Impressionista. Così Rati Oneli definisce il suo film Mzis Qalaqi - City of the Sun. Una scelta puntuale e precisa per descrivere con una sola parola un documentario che, pur essendo per sua forma legato al reale, riesce a tratti a farsi astrazione pura.
Quel che Oneli sceglie di mostrare è infatti la città di Chiatura, in Georgia, suo paese natale. Un luogo che rimanda alla Città del sole di Tommaso Campanella, tanto visivamente, essendo arroccata su una collina verdeggiante e circondata da mura (anche se, certo, non sette, e di cemento), quanto – a suo avviso – nell’ideale utopico che rappresenta: una realtà regolata da giustizia, sapienza e senso comunitario, in cui «la comunità tutti li fa ricchi e poveri: ricchi, ch’ogni cosa hanno e possiedono; poveri, perché non s’attaccano a servire alle cose, ma ogni cosa serve a loro»; una realtà in cui, nonostante i pesi dell’esistenza, i suoi abitanti non smettono mai di progredire, di far sì che la vita prevalga su tutto.

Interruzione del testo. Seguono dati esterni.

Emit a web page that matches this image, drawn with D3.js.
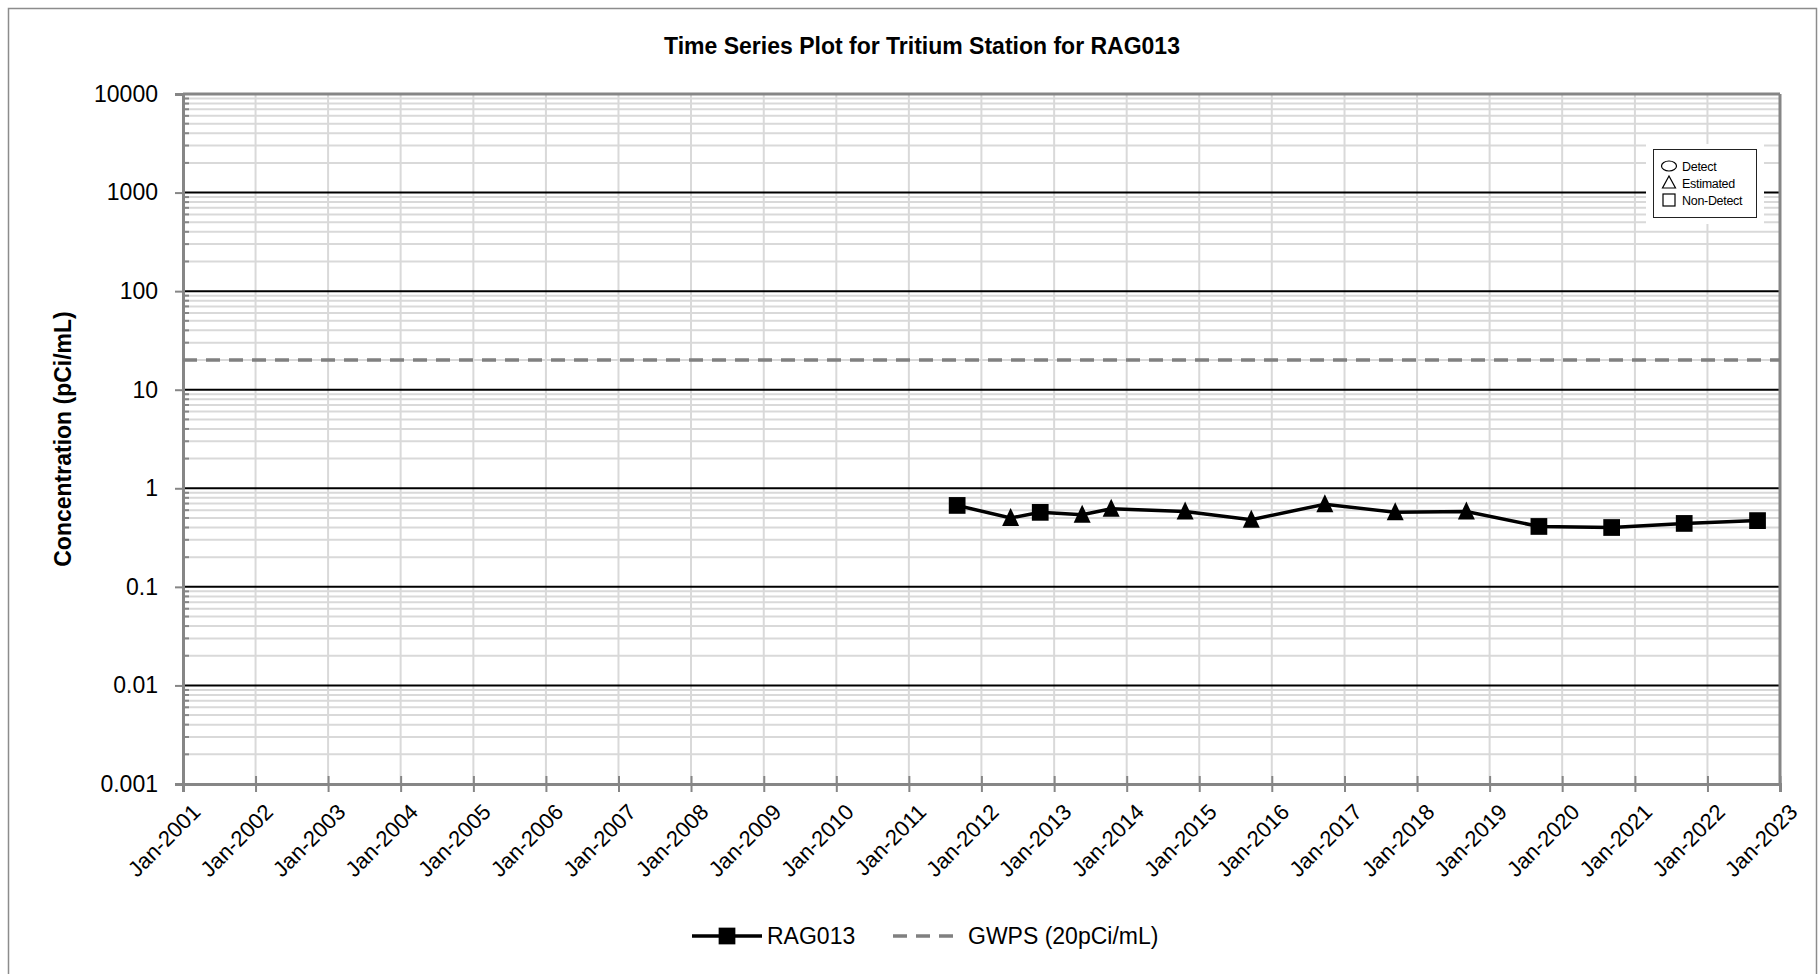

È puramente filosofico, perciò, il senso del titolo. Chiatura infatti, attraverso lo sguardo del regista georgiano, appare come l’esatto opposto di una città luminosa e “del sole”: moltissime scene sono girate in interni bui (case mal illuminate o miniere), mentre all’esterno il cielo non è mai terso e la luce mai abbacinante (piove, c’è foschia). La città è, inoltre, estremamente statica, percorsa da un costante senso di desolazione. A suggerirlo, una serie di brevi sequenze, sparse lungo l’intero film, come per esempio l’emblematico momento in cui un branco di mucche che pascolano all’interno di un edificio semplicemente scompare, lasciando una sola di loro isolata, incastrata ad un piano inferiore e visibile da un’apertura nel pavimento. Ma gli input astratti, rivolti in tale direzione, si susseguono costanti, dalla morte di un’ape sul davanzale, a un’ossessiva ricerca da parte della macchina da presa di sedie vuote, accantonate.
Chiatura è una città abbandonata, dunque, inghiottita dalla vegetazione, attraversata dagli squarci scuri delle cave, in cui i suoi cittadini si muovono quasi sempre soli. Ben differente, invece, ciò che avviene negli interni: è lì, nelle case, nel teatro, nelle sale della comunità, che la gente si incontra, ride, balla, canta e suona, con una passione per l’arte che, ancora una volta, rimanda alla società ideale di Campanella. Una condivisione che Oneli osserva sempre con estrema discrezione, posizionandosi a distanza, fuori dalle stanze o in fondo ad esse, ma che, di nuovo, rappresenta la reale pulsione di vita che sottostà al vuoto e alla desolazione.
Una pulsione che si esprime forte, registicamente, nella costante ricerca di movimento: i minatori salgono e scendono lungo le ferrovie sotterranee; una coppia danza; i corridori non si fermano mai, nonostante la fame; e in chiusura, dopo un brindisi “al mondo grigio, al secolo grigio, alla città grigia”, i bambini corrono sotto la pioggia, mentre il treno ci conduce verso un nuovo macchinario all’opera, intento ad abbattere un muro in cemento armato. È un finale che lascia vincere il progresso, la resilienza, la spinta vitale.